Picture a possible scenario:

Two brothers walk out of Africa and come to a parting of the ways on the large isthmus we now call the Holy Land.

One brother heads east and camps for a few thousand years on the shores of Lake Bikal. There he develops a rich shamanic spiritual tradition that he eventually carries across a land bridge, unfolding it upon the American continent in unique local expressions all the way from Alaska to Tierra del Fuego, and from California to New England.

The other brother travels west into Europe, eventually reaching the Atlantic Ocean. Not to be thwarted by a mere body of water, he soon learns how to build boats sufficient to carry him across, whereupon he meets his long-lost brother, who eyes him suspiciously from behind a tree. The two are reunited after their long journeys.

One is not "better" or "smarter" than the other. Each has evolved a unique way of viewing the world and a religion that teaches him how to live in it. One had to cross a big ocean. The other had to cross a whole continent. But they are still brothers! That's the point. They may have forgotten it, but they are still brothers—and always will be.

It would be wonderful, of course, to someday discover that the rich religious tradition of the Eastern Algonquians was an early example of what can happen when different traditions augment each other. If we could prove Siberian shamanism, North European paganism, Norse mythology, and early Christian mysticism all played a part in developing the culture that greeted the Pilgrims and helped them through their first Massachusetts winter, it would be a hopeful prototype for peace. Especially since, in our example, our two brothers parted company in the war-torn area of the Middle East.

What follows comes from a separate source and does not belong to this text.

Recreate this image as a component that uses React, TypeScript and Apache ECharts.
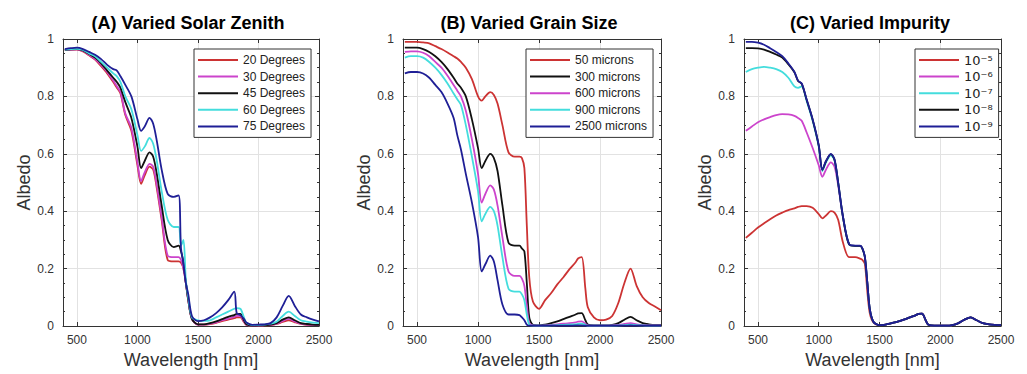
import React, { useEffect, useRef } from "react";
import * as echarts from "echarts";

const WAVELENGTH = [
  400, 450, 500, 550, 600, 650, 700, 750, 800, 830,
  860, 900, 950, 1000, 1030, 1060, 1100, 1130, 1160, 1200,
  1250, 1300, 1340, 1360, 1380, 1400, 1420, 1450, 1500, 1550,
  1600, 1650, 1700, 1750, 1800, 1820, 1850, 1880, 1900, 1950,
  2000, 2050, 2100, 2150, 2200, 2250, 2300, 2350, 2400, 2450,
  2500,
];

const X_TICKS = [500, 1000, 1500, 2000, 2500];
const Y_TICKS = [0, 0.2, 0.4, 0.6, 0.8, 1];

// (A) Varied Solar Zenith
const ZENITH_LABELS = ["20 Degrees", "30 Degrees", "45 Degrees", "60 Degrees", "75 Degrees"];
const ZENITH_20 = [
  .962, .963, .963, .957, .943, .928, .905, .88, .85, .83,
  .81, .735, .68, .56, .495, .525, .555, .545, .48, .37,
  .23, .225, .225, .22, .20, .15, .09, .025, .005, .005,
  .007, .011, .017, .022, .027, .03, .03, .014, .004, .002,
  .002, .002, .003, .007, .014, .02, .013, .007, .004, .003,
  .003,
];
const ZENITH_30 = [
  .962, .963, .964, .958, .945, .93, .91, .885, .855, .835,
  .815, .74, .69, .57, .505, .535, .565, .555, .49, .38,
  .245, .24, .24, .23, .20, .15, .09, .025, .005, .005,
  .008, .013, .02, .026, .032, .035, .035, .016, .005, .002,
  .002, .003, .004, .008, .018, .025, .016, .008, .005, .004,
  .003,
];
const ZENITH_45 = [
  .962, .964, .965, .96, .948, .935, .915, .89, .865, .85,
  .83, .78, .725, .625, .55, .575, .605, .59, .53, .42,
  .30, .275, .28, .26, .22, .15, .09, .025, .006, .006,
  .01, .016, .024, .032, .038, .042, .042, .02, .006, .002,
  .003, .003, .005, .01, .022, .03, .02, .01, .007, .005,
  .004,
];
const ZENITH_60 = [
  .963, .965, .966, .962, .95, .94, .92, .90, .88, .87,
  .85, .80, .755, .665, .61, .625, .655, .635, .575, .47,
  .37, .345, .345, .28, .30, .16, .10, .03, .02, .018,
  .02, .03, .04, .05, .06, .062, .06, .03, .012, .003,
  .004, .005, .008, .015, .035, .05, .035, .02, .015, .012,
  .01,
];
const ZENITH_75 = [
  .965, .968, .97, .965, .955, .945, .93, .91, .895, .89,
  .87, .84, .80, .72, .68, .695, .725, .705, .645, .545,
  .46, .45, .455, .27, .22, .15, .11, .035, .017, .02,
  .03, .045, .065, .09, .12, .045, .038, .025, .012, .004,
  .005, .006, .01, .03, .07, .105, .07, .04, .03, .022,
  .016,
];

// (B) Varied Grain Size
const GRAIN_LABELS = ["50 microns", "300 microns", "600 microns", "900 microns", "2500 microns"];
const GRAIN_50 = [
  .99, .99, .99, .988, .985, .975, .965, .953, .94, .932,
  .92, .90, .86, .80, .785, .80, .815, .805, .775, .70,
  .605, .59, .59, .585, .55, .35, .17, .085, .06, .09,
  .115, .145, .17, .198, .222, .235, .24, .13, .065, .03,
  .02, .022, .035, .08, .15, .20, .14, .10, .08, .068,
  .055,
];
const GRAIN_300 = [
  .97, .97, .97, .965, .955, .94, .92, .895, .865, .845,
  .83, .80, .72, .62, .55, .575, .60, .585, .54, .42,
  .29, .28, .28, .27, .26, .15, .03, .004, .002, .005,
  .01, .016, .024, .032, .04, .044, .045, .02, .005, .002,
  .002, .002, .004, .01, .022, .032, .02, .01, .006, .004,
  .004,
];
const GRAIN_600 = [
  .955, .957, .957, .952, .94, .92, .90, .872, .84, .82,
  .80, .75, .65, .53, .43, .46, .49, .475, .42, .31,
  .19, .175, .175, .165, .14, .07, .01, .002, .001, .002,
  .004, .006, .008, .01, .013, .015, .016, .008, .002, .001,
  .001, .001, .002, .004, .007, .01, .006, .003, .002, .002,
  .002,
];
const GRAIN_900 = [
  .935, .94, .94, .935, .92, .90, .875, .845, .81, .79,
  .77, .70, .59, .47, .365, .39, .415, .40, .35, .24,
  .13, .12, .12, .11, .09, .04, .005, .001, .001, .001,
  .002, .003, .004, .005, .006, .007, .008, .004, .001, .001,
  .001, .001, .001, .002, .003, .005, .003, .002, .001, .001,
  .001,
];
const GRAIN_2500 = [
  .88, .885, .885, .88, .865, .84, .815, .775, .725, .665,
  .615, .53, .43, .31, .19, .215, .245, .225, .16, .075,
  .04, .04, .038, .03, .02, .005, .001, .001, .001, .001,
  .001, .001, .001, .001, .002, .002, .002, .001, .001, .001,
  .001, .001, .001, .001, .001, .002, .001, .001, .001, .001,
  .001,
];

// (C) Varied Impurity
const IMPURITY_LABELS = ["10⁻⁵", "10⁻⁶", "10⁻⁷", "10⁻⁸", "10⁻⁹"];
const IMPURITY_1E5 = [
  .307, .325, .343, .358, .372, .385, .395, .404, .41, .415,
  .418, .418, .412, .39, .375, .385, .40, .395, .37, .29,
  .24, .24, .235, .23, .215, .12, .045, .012, .003, .005,
  .01, .015, .022, .03, .038, .042, .043, .02, .005, .001,
  .001, .001, .003, .01, .022, .03, .02, .01, .006, .004,
  .003,
];
const IMPURITY_1E6 = [
  .68, .695, .71, .72, .728, .735, .738, .737, .732, .725,
  .715, .675, .62, .56, .52, .545, .57, .555, .49, .378,
  .284, .279, .279, .269, .239, .15, .06, .015, .003, .005,
  .01, .015, .022, .03, .038, .042, .043, .02, .005, .001,
  .001, .001, .003, .01, .022, .03, .02, .01, .006, .004,
  .003,
];
const IMPURITY_1E7 = [
  .885, .895, .90, .903, .90, .895, .885, .865, .835, .83,
  .835, .785, .715, .625, .54, .57, .595, .577, .498, .379,
  .284, .279, .279, .269, .239, .15, .06, .015, .003, .005,
  .01, .015, .022, .03, .038, .042, .043, .02, .005, .001,
  .001, .001, .003, .01, .022, .03, .02, .01, .006, .004,
  .003,
];
const IMPURITY_1E8 = [
  .968, .968, .967, .963, .955, .946, .935, .912, .884, .854,
  .844, .789, .719, .629, .544, .574, .599, .579, .499, .379,
  .284, .279, .279, .269, .239, .15, .06, .015, .003, .005,
  .01, .015, .022, .03, .038, .042, .043, .02, .005, .001,
  .001, .001, .003, .01, .022, .03, .02, .01, .006, .004,
  .003,
];
const IMPURITY_1E9 = [
  .99, .99, .987, .98, .968, .955, .94, .915, .885, .855,
  .845, .79, .72, .63, .545, .575, .60, .58, .50, .38,
  .285, .28, .28, .27, .24, .15, .06, .015, .003, .005,
  .01, .015, .022, .03, .038, .042, .043, .02, .005, .001,
  .001, .001, .003, .01, .022, .03, .02, .01, .006, .004,
  .003,
];

const RED = "#cc3333";
const MAGENTA = "#cc44cc";
const BLACK = "#111111";
const CYAN = "#44dddd";
const NAVY = "#1f1f96";

const FONT = "'Liberation Sans', Arial, Helvetica, sans-serif";
const AXIS_COLOR = "#333333";
const GRID_COLOR = "#e2e2e2";

const PANELS = [
  {
    title: "(A) Varied Solar Zenith",
    left: 63, width: 256, titleX: 188, legendLeft: 194,
    names: ZENITH_LABELS,
    values: [ZENITH_20, ZENITH_30, ZENITH_45, ZENITH_60, ZENITH_75],
    colors: [RED, MAGENTA, BLACK, CYAN, NAVY],
  },
  {
    title: "(B) Varied Grain Size",
    left: 403, width: 258, titleX: 529, legendLeft: 526,
    names: GRAIN_LABELS,
    values: [GRAIN_50, GRAIN_300, GRAIN_600, GRAIN_900, GRAIN_2500],
    colors: [RED, BLACK, MAGENTA, CYAN, NAVY],
  },
  {
    title: "(C) Varied Impurity",
    left: 744, width: 257, titleX: 870, legendLeft: 915,
    names: IMPURITY_LABELS,
    values: [IMPURITY_1E5, IMPURITY_1E6, IMPURITY_1E7, IMPURITY_1E8, IMPURITY_1E9],
    colors: [RED, MAGENTA, CYAN, BLACK, NAVY],
  },
];

function buildOption() {
  const grids: any[] = [];
  const xAxes: any[] = [];
  const yAxes: any[] = [];
  const series: any[] = [];
  const legends: any[] = [];
  const titles: any[] = [];

  const axisLine = { show: true, onZero: false, lineStyle: { color: AXIS_COLOR, width: 1 } };
  const tick = { show: true, inside: true, length: 4, lineStyle: { color: AXIS_COLOR, width: 1 } };
  const minor = { show: true, splitNumber: 4, length: 2, lineStyle: { color: AXIS_COLOR, width: 1 } };

  PANELS.forEach((p, i) => {
    grids.push({ left: p.left, top: 39, width: p.width, height: 288, containLabel: false });
    titles.push({
      text: p.title,
      left: p.titleX,
      top: 14,
      textAlign: "center",
      padding: 0,
      textStyle: { fontSize: 18, fontWeight: "bold", color: "#000", fontFamily: FONT },
    });
    const xCommon = {
      type: "value",
      gridIndex: i,
      min: 385,
      max: 2500,
      minInterval: 500,
      maxInterval: 500,
    };
    xAxes.push({
      ...xCommon,
      position: "bottom",
      name: "Wavelength [nm]",
      nameLocation: "middle",
      nameGap: 25,
      nameTextStyle: { fontSize: 18, color: AXIS_COLOR, fontFamily: FONT },
      axisLine,
      axisTick: tick,
      axisLabel: {
        showMinLabel: false,
        color: AXIS_COLOR,
        fontSize: 12,
        margin: 8,
        fontFamily: FONT,
        formatter: (v: number) => (X_TICKS.includes(v) ? String(v) : ""),
      },
      splitLine: { show: true, lineStyle: { color: GRID_COLOR, width: 1 } },
    });
    xAxes.push({
      ...xCommon,
      position: "top",
      axisLine,
      axisTick: tick,
      axisLabel: { show: false },
      splitLine: { show: false },
    });
    const yCommon = { type: "value", gridIndex: i, min: 0, max: 1, interval: 0.2 };
    yAxes.push({
      ...yCommon,
      position: "left",
      name: "Albedo",
      nameLocation: "middle",
      nameGap: 27,
      nameTextStyle: { fontSize: 18, color: AXIS_COLOR, fontFamily: FONT },
      axisLine,
      axisTick: tick,
      minorTick: minor,
      axisLabel: {
        color: AXIS_COLOR,
        fontSize: 12,
        margin: 9,
        fontFamily: FONT,
        formatter: (v: number) => {
          const t = Y_TICKS.find((y) => Math.abs(y - v) < 1e-9);
          return t === undefined ? "" : String(t);
        },
      },
      splitLine: { show: true, lineStyle: { color: GRID_COLOR, width: 1 } },
    });
    yAxes.push({
      ...yCommon,
      position: "right",
      axisLine,
      axisTick: tick,
      minorTick: minor,
      axisLabel: { show: false },
      splitLine: { show: false },
    });

    p.names.forEach((name, k) => {
      const vals = p.values[k];
      series.push({
        type: "line",
        name,
        xAxisIndex: 2 * i,
        yAxisIndex: 2 * i,
        data: WAVELENGTH.map((w, j) => [w, vals[j]]),
        symbol: "none",
        showSymbol: false,
        smooth: 0.3,
        lineStyle: { width: 1.8, color: p.colors[k] },
        itemStyle: { color: p.colors[k] },
        clip: true,
      });
    });

    legends.push({
      orient: "vertical",
      left: p.legendLeft,
      top: 49,
      data: p.names,
      icon: "rect",
      itemWidth: 40,
      itemHeight: 2,
      itemGap: 2.6,
      padding: [4, 6, 4, 4],
      borderColor: AXIS_COLOR,
      borderWidth: 1,
      backgroundColor: "#fff",
      selectedMode: false,
      textStyle: {
        fontSize: i === 2 ? 13 : 12,
        color: "#222",
        lineHeight: 14,
        fontFamily: i === 2 ? "'DejaVu Sans', " + FONT : FONT,
      },
    });
  });

  return {
    animation: false,
    backgroundColor: "#ffffff",
    title: titles,
    grid: grids,
    xAxis: xAxes,
    yAxis: yAxes,
    legend: legends,
    series,
  };
}

export default function App() {
  const ref = useRef<HTMLDivElement>(null);
  useEffect(() => {
    if (!ref.current) return;
    const chart = echarts.init(ref.current, undefined, { renderer: "svg" });
    chart.setOption(buildOption() as any);
    return () => chart.dispose();
  }, []);
  return (
    <div
      ref={ref}
      style={{ position: "absolute", left: 0, top: 0, width: 1027, height: 374, background: "#fff" }}
    />
  );
}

Sad to say, we will probably never know, because the Puritans destroyed any chance of that ever happening. By the time of the clash of cultures now called King Philip's War (see Calvin, John, and Jacobus Arminius), any hope of mutual respect between Christians and Indians was lost for the next three hundred years. Besides that, the acceptable archaeological evidence needed to make such a claim simply has not been found.